## Begin Data

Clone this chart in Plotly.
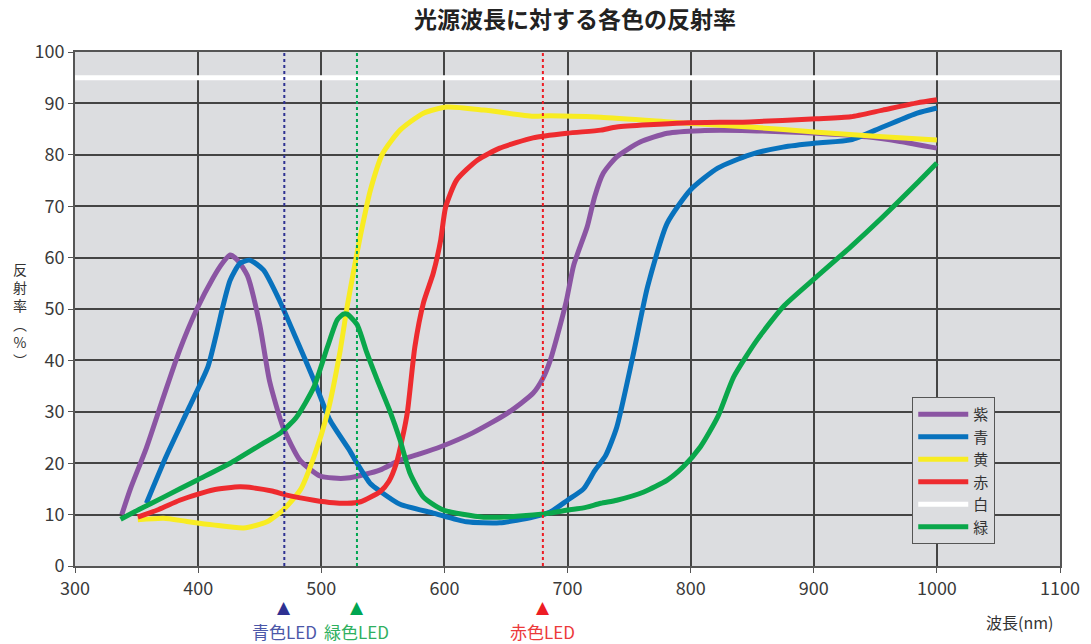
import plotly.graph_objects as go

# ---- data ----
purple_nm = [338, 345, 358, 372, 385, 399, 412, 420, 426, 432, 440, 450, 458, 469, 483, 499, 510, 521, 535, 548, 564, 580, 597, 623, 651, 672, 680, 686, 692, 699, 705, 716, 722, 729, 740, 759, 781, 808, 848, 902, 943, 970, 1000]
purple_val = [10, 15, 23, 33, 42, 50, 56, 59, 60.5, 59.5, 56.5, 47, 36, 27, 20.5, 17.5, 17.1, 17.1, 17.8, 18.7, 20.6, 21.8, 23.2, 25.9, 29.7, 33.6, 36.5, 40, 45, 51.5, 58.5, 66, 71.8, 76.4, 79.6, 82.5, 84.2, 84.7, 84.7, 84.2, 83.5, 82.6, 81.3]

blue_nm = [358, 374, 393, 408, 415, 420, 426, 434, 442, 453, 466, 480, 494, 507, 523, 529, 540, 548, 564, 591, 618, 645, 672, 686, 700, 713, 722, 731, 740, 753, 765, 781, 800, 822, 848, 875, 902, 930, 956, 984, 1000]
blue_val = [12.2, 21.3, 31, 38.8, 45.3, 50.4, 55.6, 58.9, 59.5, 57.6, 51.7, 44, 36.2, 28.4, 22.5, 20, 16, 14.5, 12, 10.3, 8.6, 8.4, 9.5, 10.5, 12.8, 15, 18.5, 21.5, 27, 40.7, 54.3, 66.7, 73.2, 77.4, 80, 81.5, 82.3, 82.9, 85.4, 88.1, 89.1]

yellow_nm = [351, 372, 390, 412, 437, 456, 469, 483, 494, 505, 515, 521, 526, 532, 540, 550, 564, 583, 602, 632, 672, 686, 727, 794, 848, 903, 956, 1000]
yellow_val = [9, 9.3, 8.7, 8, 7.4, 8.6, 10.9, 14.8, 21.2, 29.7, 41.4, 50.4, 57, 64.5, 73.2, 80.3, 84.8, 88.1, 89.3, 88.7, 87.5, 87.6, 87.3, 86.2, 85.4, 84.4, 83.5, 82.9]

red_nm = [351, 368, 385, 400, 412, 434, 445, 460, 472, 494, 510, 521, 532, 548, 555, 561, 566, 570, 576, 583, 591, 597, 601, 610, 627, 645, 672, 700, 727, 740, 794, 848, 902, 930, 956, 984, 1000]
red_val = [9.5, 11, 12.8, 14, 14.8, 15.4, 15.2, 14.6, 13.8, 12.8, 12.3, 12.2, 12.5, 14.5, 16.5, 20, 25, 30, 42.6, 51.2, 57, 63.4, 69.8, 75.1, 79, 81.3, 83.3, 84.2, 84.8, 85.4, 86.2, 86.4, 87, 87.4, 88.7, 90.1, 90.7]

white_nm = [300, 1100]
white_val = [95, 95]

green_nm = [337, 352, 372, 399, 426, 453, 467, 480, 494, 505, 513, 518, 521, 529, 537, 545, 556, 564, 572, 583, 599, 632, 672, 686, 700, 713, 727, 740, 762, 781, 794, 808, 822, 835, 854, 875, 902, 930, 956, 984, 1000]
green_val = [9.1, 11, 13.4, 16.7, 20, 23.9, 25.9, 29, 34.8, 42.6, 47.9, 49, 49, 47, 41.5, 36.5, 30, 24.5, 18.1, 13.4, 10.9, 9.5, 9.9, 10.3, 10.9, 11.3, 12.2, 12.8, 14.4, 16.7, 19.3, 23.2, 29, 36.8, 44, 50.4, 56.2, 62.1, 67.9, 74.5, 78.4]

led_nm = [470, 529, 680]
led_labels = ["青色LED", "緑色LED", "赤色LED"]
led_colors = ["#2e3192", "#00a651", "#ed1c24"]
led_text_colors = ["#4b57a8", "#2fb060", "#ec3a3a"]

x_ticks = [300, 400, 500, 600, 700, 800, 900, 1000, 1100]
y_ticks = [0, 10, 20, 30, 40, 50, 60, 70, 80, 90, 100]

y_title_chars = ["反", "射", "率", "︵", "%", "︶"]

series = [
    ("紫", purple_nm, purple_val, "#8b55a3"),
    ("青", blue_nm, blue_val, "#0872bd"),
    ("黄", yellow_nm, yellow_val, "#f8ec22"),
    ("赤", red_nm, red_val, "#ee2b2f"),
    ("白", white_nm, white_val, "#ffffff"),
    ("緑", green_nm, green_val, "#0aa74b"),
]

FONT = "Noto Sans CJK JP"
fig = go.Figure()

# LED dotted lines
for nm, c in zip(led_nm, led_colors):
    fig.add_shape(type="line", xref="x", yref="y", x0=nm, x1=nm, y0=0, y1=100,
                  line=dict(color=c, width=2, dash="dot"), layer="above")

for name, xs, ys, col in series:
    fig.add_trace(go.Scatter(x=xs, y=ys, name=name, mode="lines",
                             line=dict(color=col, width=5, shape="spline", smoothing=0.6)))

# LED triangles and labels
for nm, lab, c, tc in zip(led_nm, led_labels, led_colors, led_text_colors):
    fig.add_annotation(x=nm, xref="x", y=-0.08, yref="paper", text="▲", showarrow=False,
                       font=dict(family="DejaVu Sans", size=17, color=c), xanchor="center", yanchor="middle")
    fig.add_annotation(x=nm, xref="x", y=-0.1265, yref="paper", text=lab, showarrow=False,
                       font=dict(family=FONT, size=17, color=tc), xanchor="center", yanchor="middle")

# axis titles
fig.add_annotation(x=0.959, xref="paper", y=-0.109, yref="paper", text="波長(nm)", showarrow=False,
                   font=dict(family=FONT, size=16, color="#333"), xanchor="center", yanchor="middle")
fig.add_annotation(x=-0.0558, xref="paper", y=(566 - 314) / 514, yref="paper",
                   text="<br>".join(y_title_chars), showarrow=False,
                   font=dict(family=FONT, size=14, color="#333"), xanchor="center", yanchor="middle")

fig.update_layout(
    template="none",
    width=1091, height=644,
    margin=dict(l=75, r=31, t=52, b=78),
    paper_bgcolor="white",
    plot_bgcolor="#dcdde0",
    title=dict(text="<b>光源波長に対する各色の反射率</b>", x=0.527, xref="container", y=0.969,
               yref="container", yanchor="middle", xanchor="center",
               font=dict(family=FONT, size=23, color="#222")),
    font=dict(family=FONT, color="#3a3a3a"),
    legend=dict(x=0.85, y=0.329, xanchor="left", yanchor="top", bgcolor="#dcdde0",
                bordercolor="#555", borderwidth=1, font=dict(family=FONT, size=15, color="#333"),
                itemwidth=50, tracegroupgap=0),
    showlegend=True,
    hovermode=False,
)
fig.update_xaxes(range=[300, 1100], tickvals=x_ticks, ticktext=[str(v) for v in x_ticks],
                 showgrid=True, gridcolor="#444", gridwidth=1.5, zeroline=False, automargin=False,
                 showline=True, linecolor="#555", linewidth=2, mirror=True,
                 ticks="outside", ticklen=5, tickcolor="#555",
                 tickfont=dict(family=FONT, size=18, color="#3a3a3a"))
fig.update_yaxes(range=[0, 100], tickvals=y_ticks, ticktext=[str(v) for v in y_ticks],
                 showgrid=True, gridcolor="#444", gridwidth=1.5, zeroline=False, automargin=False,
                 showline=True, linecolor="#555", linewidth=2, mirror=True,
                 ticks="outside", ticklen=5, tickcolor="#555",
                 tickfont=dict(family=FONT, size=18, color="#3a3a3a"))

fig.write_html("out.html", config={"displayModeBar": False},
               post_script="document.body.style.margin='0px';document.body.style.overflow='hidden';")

## End Data

■ Instruction: Repeat the lines of the listing above verbatim, beginning at its first line and ending at the line containing "import plotly.graph_objects as go", which is included. Omit pictures.

■ Task response:
Clone this chart in Plotly.
import plotly.graph_objects as go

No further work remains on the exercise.